Palme, elected last September to his fourth term as Social Democratic prime minister, was shot at point-blank range in premeditated fashion by an unidentified assailant Friday night as he and his wife left a downtown cinema.
The prime minister, who believed passionately that politicians' accessibility is a necessary element of democracy, refused all bodyguards until after he received repeated threats in 1983. Even after that he generally refused bodyguards in his off-duty hours, and on Friday had dismissed them in the morning.
Public affection for the man who so personified their country is evident both in the lines waiting to sign a memorial book at the main government building and in the clusters of citizens leaving roses and notes at the site where Palme fell.
One handwritten poem at Palme's impromptu shrine reads:
You gave many your love.
Many needed it.
You gave many your compassion.
Many needed it. . .
You gave of yourself.
Thank you for your love, compassion, and happiness.
Other homemade paper peace doves and messages were signed, ``a Moroccan,'' ``a Turk,'' ``an immigrant.''
``He was in a class by himself,'' commented one senior Western diplomat, ``in much the same sort of way as [grand slalom champion Ingemar] Stenmark or [tennis champion Bj"orn] Borg or a Volvo . . . They stood out. They are individual performers from a land that doesn't mass produce them.''
Police have reported no clues yet as to the identity of the assassin. Three men were taken into custody for questioning over the weekend, but were later released.
Various public figures have expressed the ardent hope that the assassin not turn out to be a foreigner, as they fear that Swedish tolerance might then give way to xenophobic recrimination.

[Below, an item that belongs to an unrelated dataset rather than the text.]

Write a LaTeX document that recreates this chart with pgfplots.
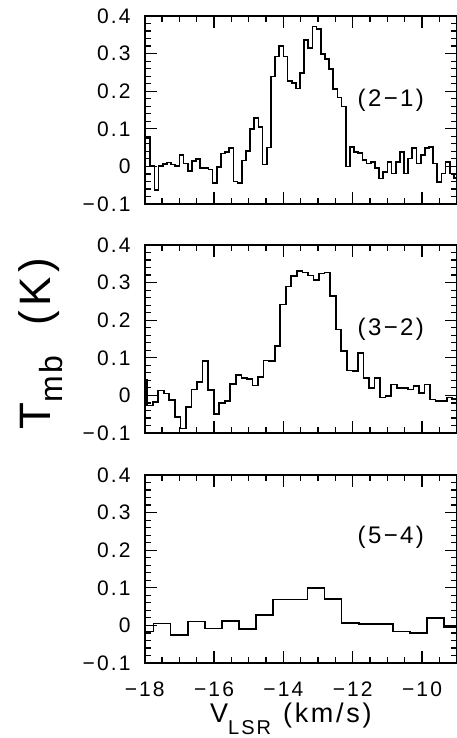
\documentclass[border=0pt]{standalone}
\usepackage{fontspec}
\setmainfont{Liberation Sans}[LetterSpace=10]
\usepackage{pgfplots}
\pgfplotsset{compat=1.18}

\pgfplotstableread{
x y
-18.00 0.076
-17.84 0.001
-17.72 -0.063
-17.60 0.001
-17.48 0.007
-17.36 0.010
-17.24 0.005
-17.12 0.001
-17.00 0.030
-16.88 0.008
-16.76 -0.012
-16.64 0.015
-16.52 0.019
-16.40 -0.004
-16.28 -0.004
-16.16 -0.008
-16.04 -0.045
-15.92 -0.001
-15.80 0.034
-15.68 0.039
-15.56 0.049
-15.44 -0.040
-15.32 -0.045
-15.20 0.016
-15.08 0.041
-14.96 0.099
-14.84 0.129
-14.72 0.105
-14.60 0.005
-14.48 0.050
-14.36 0.239
-14.24 0.292
-14.12 0.321
-14.00 0.292
-13.88 0.228
-13.76 0.221
-13.64 0.207
-13.52 0.248
-13.40 0.337
-13.28 0.314
-13.16 0.372
-13.04 0.365
-12.92 0.299
-12.80 0.285
-12.68 0.259
-12.56 0.205
-12.44 0.183
-12.32 0.159
-12.20 0.000
-12.08 0.052
-11.96 0.039
-11.84 0.035
-11.72 0.017
-11.60 0.008
-11.48 0.011
-11.36 -0.005
-11.24 -0.032
-11.12 -0.014
-11.00 0.012
-10.88 -0.019
-10.76 0.012
-10.64 0.039
-10.52 -0.019
-10.40 0.021
-10.28 0.048
-10.16 0.008
-10.04 0.030
-9.92 0.048
-9.80 0.052
-9.68 0.008
-9.56 -0.041
-9.44 -0.019
-9.32 0.012
-9.20 -0.019
-9.08 -0.030
-9.00 -0.030
}\tabA

\pgfplotstableread{
x y
-18.00 0.042
-17.93 -0.027
-17.77 -0.018
-17.61 0.013
-17.45 0.005
-17.29 -0.013
-17.13 -0.058
-16.97 -0.088
-16.81 -0.030
-16.65 0.016
-16.49 0.036
-16.33 0.091
-16.17 0.014
-16.01 -0.050
-15.85 -0.021
-15.69 -0.015
-15.53 0.031
-15.37 0.054
-15.21 0.047
-15.05 0.043
-14.89 0.026
-14.73 0.049
-14.57 0.093
-14.41 0.091
-14.25 0.131
-14.09 0.242
-13.93 0.290
-13.77 0.317
-13.61 0.330
-13.45 0.327
-13.29 0.319
-13.13 0.306
-12.97 0.324
-12.81 0.327
-12.65 0.264
-12.49 0.175
-12.33 0.118
-12.17 0.066
-12.01 0.065
-11.85 0.113
-11.69 0.047
-11.53 0.019
-11.37 0.047
-11.21 -0.006
-11.05 -0.002
-10.89 0.029
-10.73 0.020
-10.57 0.020
-10.41 0.016
-10.25 0.025
-10.09 0.007
-9.93 0.029
-9.77 -0.011
-9.61 -0.015
-9.45 -0.015
-9.29 -0.006
-9.13 -0.010
-9.00 -0.010
}\tabB

\pgfplotstableread{
x y
-18.00 -0.016
-17.75 0.005
-17.26 -0.025
-16.76 0.010
-16.27 -0.008
-15.77 0.011
-15.28 -0.010
-14.79 0.027
-14.29 0.069
-13.80 0.069
-13.30 0.100
-12.81 0.071
-12.32 0.007
-11.82 0.003
-11.33 0.003
-10.84 -0.016
-10.35 -0.021
-9.85 0.019
-9.36 -0.005
-9.00 -0.005
}\tabC

\pgfplotsset{
  panel/.style={
    width=312pt, height=188pt, scale only axis,
    xmin=-18, xmax=-9, ymin=-0.1, ymax=0.4,
    xtick={-18,-16,-14,-12,-10},
    minor xtick={-17.5,-17,-16.5,-15.5,-15,-14.5,-13.5,-13,-12.5,-11.5,-11,-10.5,-9.5},
    ytick={-0.1,0,0.1,0.2,0.3,0.4},
    minor ytick={-0.08,-0.06,-0.04,-0.02,0.02,0.04,0.06,0.08,0.12,0.14,0.16,0.18,0.22,0.24,0.26,0.28,0.32,0.34,0.36,0.38},
    yticklabels={−0.1,0,0.1,0.2,0.3,0.4},
    tick align=inside, xtick pos=both, ytick pos=both,
    xticklabel pos=lower, yticklabel pos=left,
    major tick length=12pt, minor tick length=6pt,
    every tick/.style={black, line width=1.2pt},
    axis line style={line width=1.6pt},
    tick label style={font=\fontsize{21}{23}\selectfont},
    yticklabel style={anchor=east, inner sep=0pt, xshift=-14pt},
    xticklabel style={anchor=north, inner sep=0pt, yshift=-19pt},
  },
}

\begin{document}
\begin{tikzpicture}
\useasboundingbox (0,0) rectangle (457pt,738pt);
\begin{axis}[panel, at={(144.7pt,722pt)}, anchor=north west, xticklabels={}]
\addplot[const plot, black, line width=1.7pt] table[x=x,y=y] {\tabA};
\node[font=\fontsize{24}{26}\selectfont] at (axis cs:-10.9,0.177) {(2−1)};
\end{axis}
\begin{axis}[panel, at={(144.7pt,493pt)}, anchor=north west, xticklabels={}]
\addplot[const plot, black, line width=1.7pt] table[x=x,y=y] {\tabB};
\node[font=\fontsize{24}{26}\selectfont] at (axis cs:-10.9,0.177) {(3−2)};
\end{axis}
\begin{axis}[panel, at={(144.7pt,263pt)}, anchor=north west,
  xticklabels={−18,−16,−14,−12,−10}]
\addplot[const plot, black, line width=1.7pt] table[x=x,y=y] {\tabC};
\node[font=\fontsize{24}{26}\selectfont] at (axis cs:-10.9,0.233) {(5−4)};
\end{axis}
\node[rotate=90, anchor=base west, inner sep=0pt, font=\fontsize{44}{48}\selectfont]
  at (50pt,308pt) {T\raisebox{-12pt}{\fontsize{32}{34}\selectfont mb}\hspace{30pt}(K)};
\node[anchor=base west, inner sep=0pt, font=\fontsize{27}{30}\selectfont]
  at (210pt,15pt) {V\raisebox{-11pt}{\fontsize{20}{22}\selectfont LSR}\hspace{12pt}(km/s)};
\end{tikzpicture}
\end{document}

The shock produced by the assassination indicates not only the loss of a leader of world stature, but also the ``loss of Swedish innocence,'' as the Western diplomat described it.

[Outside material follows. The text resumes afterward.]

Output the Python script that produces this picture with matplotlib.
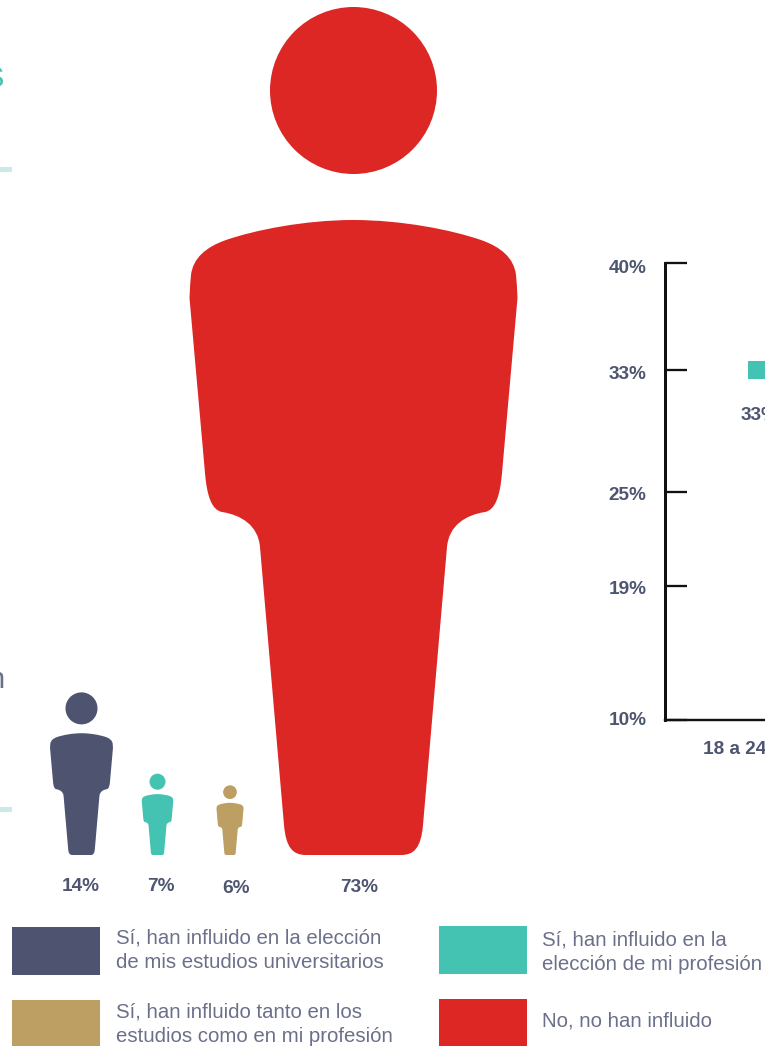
import matplotlib
matplotlib.use("Agg")
import matplotlib.pyplot as plt
from matplotlib.path import Path
from matplotlib.patches import PathPatch, Circle, Rectangle
from matplotlib.transforms import Affine2D, ScaledTranslation

# ---- data ----
person_labels = ["14%", "7%", "6%", "73%"]
person_values = [14, 7, 6, 73]
person_colors = ["#4e5470", "#45c3b2", "#bd9e63", "#dc2724"]
legend_lines = [
    ["Sí, han influido en la elección", "de mis estudios universitarios"],
    ["Sí, han influido tanto en los", "estudios como en mi profesión"],
    ["Sí, han influido en la", "elección de mi profesión"],
    ["No, no han influido"],
]
legend_colors = ["#4e5470", "#bd9e63", "#45c3b2", "#dc2724"]
age_categories = ["18 a 24 años"]
age_values = [33]
age_ticks = [10, 18.8, 25, 33, 40]
age_tick_labels = ["10%", "19%", "25%", "33%", "40%"]

# ---- style / layout ----
TEXT = "#4e5570"
LEGEND_TEXT = "#6a708a"
PALE = "#c7ece7"
px = 0.72
BOLD = dict(family="Liberation Sans", fontweight="bold", color=TEXT)
BOLD_PX = 19.0
LEGEND_PX = 20.4

fig = plt.figure(figsize=(7.65, 10.46), dpi=100, facecolor="white")
ax = fig.add_axes([0, 0, 1, 1])
ax.set_xlim(0, 765)
ax.set_ylim(1046, 0)
ax.axis("off")

# Person glyph, described in the reference frame of one tall figure
H = 848.0
def u(x): return (353.5 - x) / H
def v(y): return (855 - y) / H

half = [
    (Path.MOVETO, (353.5, 220)),
    (Path.CURVE4, (305, 220)), (Path.CURVE4, (255, 230)), (Path.CURVE4, (226, 240)),
    (Path.CURVE4, (206, 247)), (Path.CURVE4, (193, 258)), (Path.CURVE4, (191, 275)),
    (Path.CURVE3, (190, 284)), (Path.CURVE3, (189.5, 298)),
    (Path.LINETO, (205, 473)),
    (Path.CURVE4, (207, 497)), (Path.CURVE4, (212, 510)), (Path.CURVE4, (222, 512)),
    (Path.CURVE4, (241, 515)), (Path.CURVE4, (258, 525)), (Path.CURVE4, (260, 547)),
    (Path.LINETO, (284, 825)),
    (Path.CURVE4, (286, 848)), (Path.CURVE4, (293, 855)), (Path.CURVE4, (306, 855)),
    (Path.LINETO, (353.5, 855)),
]
codes = [c for c, _ in half]
left = [(-u(x), v(y)) for _, (x, y) in half]
right = [(u(x), v(y)) for _, (x, y) in half]
verts = left + right[::-1][1:] + [left[0]]
all_codes = codes + codes[1:][::-1] + [Path.CLOSEPOLY]
body = Path(verts, all_codes)

HEAD_V = (855 - 90.5) / H
HEAD_R = 83.5 / H
PX_PER_UNIT = H / 73.0
BASE_Y = 855

centres = [81.5, 157.5, 230, 353.5]
label_xy = [(81, 891), (161, 891), (235.7, 893), (358.7, 892.5)]
for val, col, lab, cx, (lx, ly) in zip(person_values, person_colors, person_labels, centres, label_xy):
    h = val * PX_PER_UNIT
    tr = Affine2D().scale(h, -h).translate(cx, BASE_Y) + ax.transData
    ax.add_patch(PathPatch(body, facecolor=col, edgecolor="none", transform=tr))
    ax.add_patch(Circle((0, HEAD_V), HEAD_R, facecolor=col, edgecolor="none", transform=tr))
    ax.text(lx, ly, lab, ha="center", va="baseline", fontsize=BOLD_PX * px, **BOLD)

# Legend
swatches = [(12, 927, 88, 48), (12, 1000, 88, 46), (439, 926, 88, 48), (439, 999, 88, 47)]
baselines = [[943.5, 968.5], [1017, 1042.5], [945.5, 970.5], [1026.5]]
text_x = [116, 116, 542, 542]
for lines, col, (sx, sy, sw, sh), bl, tx in zip(legend_lines, legend_colors, swatches, baselines, text_x):
    ax.add_patch(Rectangle((sx, sy), sw, sh, facecolor=col, edgecolor="none"))
    for s, b in zip(lines, bl):
        ax.text(tx, b, s, ha="left", va="baseline", fontsize=LEGEND_PX * px,
                family="Liberation Sans", color=LEGEND_TEXT)

# Fragments of neighbouring panels cut by the crop
ax.text(4, 87, "S", ha="right", va="baseline", fontsize=29 * px,
        family="Liberation Sans", color="#45c3b2")
ax.text(4, 688, "n", ha="right", va="baseline", fontsize=29 * px,
        family="Liberation Sans", color=LEGEND_TEXT)
ax.add_patch(Rectangle((0, 167), 12, 5, facecolor=PALE, edgecolor="none"))
ax.add_patch(Rectangle((0, 807), 12, 5, facecolor=PALE, edgecolor="none"))

# Age chart (cut by right edge)
ax2 = fig.add_axes([664.5 / 765, 1 - 720 / 1046, 100.5 / 765, (720 - 263.3) / 1046])
ax2.patch.set_alpha(0)
ax2.set_xlim(-95, 5.5)
ax2.set_ylim(10, 40)
for s in ("top", "right"):
    ax2.spines[s].set_visible(False)
ax2.spines["left"].set_linewidth(3 * px)
ax2.spines["left"].set_color("#111111")
ax2.spines["bottom"].set_linewidth(2.4 * px)
ax2.spines["bottom"].set_color("#111111")
ax2.set_yticks(age_ticks)
ax2.set_yticklabels(age_tick_labels, fontsize=BOLD_PX * px, **BOLD)
ax2.tick_params(axis="y", direction="in", length=22 * px, width=2.3 * px, color="#111111", pad=18 * px)
label_shift_px = [-1.5, 1, 2, 3, 3.5]
for lab, dy in zip(ax2.get_yticklabels(), label_shift_px):
    lab.set_transform(lab.get_transform() + ScaledTranslation(0, -dy / 100, fig.dpi_scale_trans))
ax2.set_xticks([0])
ax2.set_xticklabels(age_categories, fontsize=BOLD_PX * px, **BOLD)
ax2.tick_params(axis="x", length=0, pad=21 * px)
marker = Path([(-1, -0.71), (1, -0.71), (1, 0.71), (-1, 0.71), (-1, -0.71)], closed=True)
ax2.plot([0], age_values, linestyle="none", marker=marker, markersize=24 * px,
         color="#45c3b2", markeredgewidth=0, clip_on=False)
ax2.annotate(f"{age_values[0]}%", (0, age_values[0]), xytext=(0, -50 * px),
             textcoords="offset points", ha="center", va="baseline",
             fontsize=BOLD_PX * px, **BOLD)

fig.savefig("out.png", dpi=100)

``Part of the quality of life was that their prime minister walked the streets unguarded, nodding to his neighbors, standing in line for a ticket to the movies.''
For years Swedes have thought that they were immune to the political violence sweeping much of the rest of the world. There has been imported violence of foreigner against foreigner, as during the siege of the West German Embassy 10 years ago by West German terrorists. But there has not been political violence by Swedes or directed against Swedes. [Police said they were investigating an anonymous telephone call to an international news agency in London which said that West German terrorists had killed Palme, AP reported.]
In part, Swedes thought they were immune to this because they -- and especially Palme -- have generally supported the causes that have spawned violence, such as Palestinian or Kurdish self-determination. They have never condoned violence, but they have expressed sympathy for the grievances that give rise to it.

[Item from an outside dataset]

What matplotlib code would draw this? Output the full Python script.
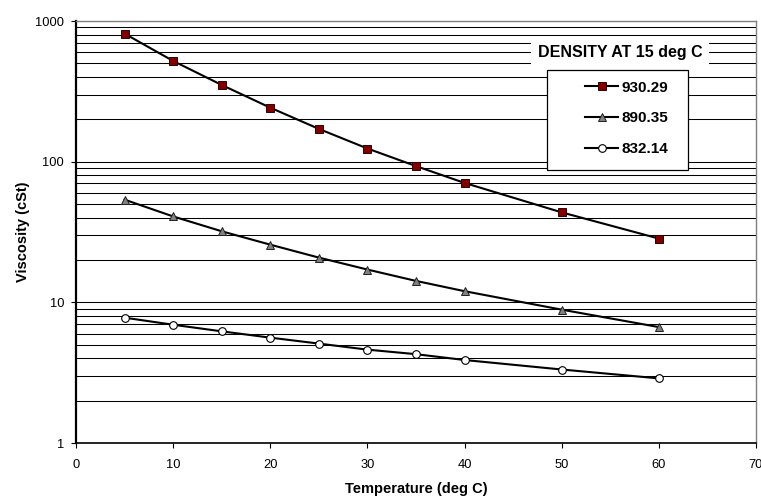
import matplotlib.pyplot as plt
import numpy as np
from matplotlib.patches import Rectangle
from matplotlib.ticker import FixedLocator, NullFormatter

plt.rcParams['font.family'] = ['Liberation Sans', 'DejaVu Sans']

temp = [5, 10, 15, 20, 25, 30, 35, 40, 50, 60]

# viscosity (cSt) for each density at 15 deg C
visc_930 = [813, 520, 351, 242, 171, 124, 93, 70.6, 43.6, 28.4]
visc_890 = [53.7, 40.8, 32.0, 25.7, 20.8, 17.1, 14.2, 12.0, 8.87, 6.67]
visc_832 = [7.78, 6.93, 6.22, 5.61, 5.09, 4.61, 4.28, 3.89, 3.33, 2.88]

labels = ['930.29', '890.35', '832.14']

fig = plt.figure(figsize=(7.61, 4.96), dpi=100)
ax = fig.add_axes([76 / 761, 1 - 443 / 496, 680 / 761, 422 / 496])

ax.plot(temp, visc_930, color='black', lw=1.5, marker='s', ms=5.2,
        mfc='#800000', mec='#300000', mew=0.7, label=labels[0], zorder=3)
ax.plot(temp, visc_890, color='black', lw=1.5, marker='^', ms=5.8,
        mfc='#808080', mec='#202020', mew=0.7, label=labels[1], zorder=3)
ax.plot(temp, visc_832, color='black', lw=1.5, marker='o', ms=5.5,
        mfc='white', mec='black', mew=0.8, label=labels[2], zorder=3)

ax.set_yscale('log')
ax.set_ylim(1, 1000)
ax.set_xlim(0, 70)
ax.set_xticks(np.arange(0, 71, 10))
ax.set_yticks([1, 10, 100, 1000])
ax.set_yticklabels(['1', '10', '100', '1000'])

# horizontal grid at every 1..9 step of each decade
minor = [m * 10 ** d for d in range(3) for m in range(2, 10)]
ax.yaxis.set_minor_locator(FixedLocator(minor))
ax.yaxis.set_minor_formatter(NullFormatter())
ax.grid(True, axis='y', which='both', color='black', lw=0.75)
ax.tick_params(axis='y', which='minor', length=0)
ax.tick_params(axis='both', which='major', length=3.5, width=0.8,
               labelsize=9.3, color='black')
ax.tick_params(axis='x', pad=8)
ax.tick_params(axis='y', pad=5)

for side in ['left', 'bottom']:
    ax.spines[side].set_color('black')
ax.spines['left'].set_linewidth(1.6)
ax.spines['bottom'].set_linewidth(1.2)
for side in ['top', 'right']:
    ax.spines[side].set_color('#808080')
    ax.spines[side].set_linewidth(1.0)

ax.set_xlabel('Temperature (deg C)', fontsize=10.5, fontweight='bold', labelpad=8)
ax.set_ylabel('Viscosity (cSt)', fontsize=10.5, fontweight='bold', labelpad=4)

# legend box with its heading sitting above it
ax.add_patch(Rectangle((0.6926, 0.647), 0.2074, 0.2369, transform=ax.transAxes,
                       facecolor='white', edgecolor='black', lw=0.9, zorder=4))
ax.text(0.8000, 0.9265, 'DENSITY AT 15 deg C', transform=ax.transAxes,
        ha='center', va='center', fontsize=11.5, fontweight='bold', zorder=6,
        bbox=dict(facecolor='white', edgecolor='none', pad=5))
leg = ax.legend(loc='upper left', bbox_to_anchor=(0.738, 0.877), frameon=False,
                borderpad=0, handlelength=2.1, handletextpad=0.25,
                labelspacing=1.1, prop={'weight': 'bold', 'size': 11})
leg.set_zorder(6)

fig.savefig('out.png', dpi=100)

Palme, besides espousing Swedish generosity toward third-world immigrants, was best known for his activism in various peace and human rights causes.
He was a vocal critic of the United States war in Vietnam and of the Soviet invasion of Czechoslovakia in 1968. He was vice-president of the Socialist International and head of its working group on South Africa. He was a member of the Brandt Commission on North-South issues; he initiated the Palme Commission and its proposal of a nuclear-free corridor in Central Europe. He made several attempts to mediate the Iran-Iraq war.
At home, Palme was an eloquent spokesman for the tradition of cradle-to-grave social welfare pioneered by Swedish Social Democrats since the 1930s. At times this made this scion of an aristocratic family sound preachy when he advocated workers' causes. But this concept of social conscience has been so much a part of the Swedish character for the past half century that he engendered rather fewer conservative enemies here than either a Willy Brandt in West Germany or a John Kennedy in the United States.
There has been a small neo-Nazi movement here, but none that has been taken seriously or been considered a dangerous source of violence.
Palme's deputy prime minister, Ingvar Carlsson, has been named to head a caretaker government and is expected to be named the new prime minister by the Riksdag within a few days. More on Palme's life from Reuters:
Olof Palme was noted for his dramatic but sometimes schoolmasterly political style. He often wore casual clothes and half-lens spectacles in public, and had a somewhat rumpled look.
After being graduated at 17 from one of Sweden's best private schools, Palme was drafted and became a reserve cavalry lieutenant. He won a scholarship to Ohio's Kenyon College, where in 1948 he racked up straight A's for a bachelor's degree in just one year. He hitchhiked for four months through 34 states on $300.
Palme married Lisbeth Beck-Friis in 1956. They had three sons.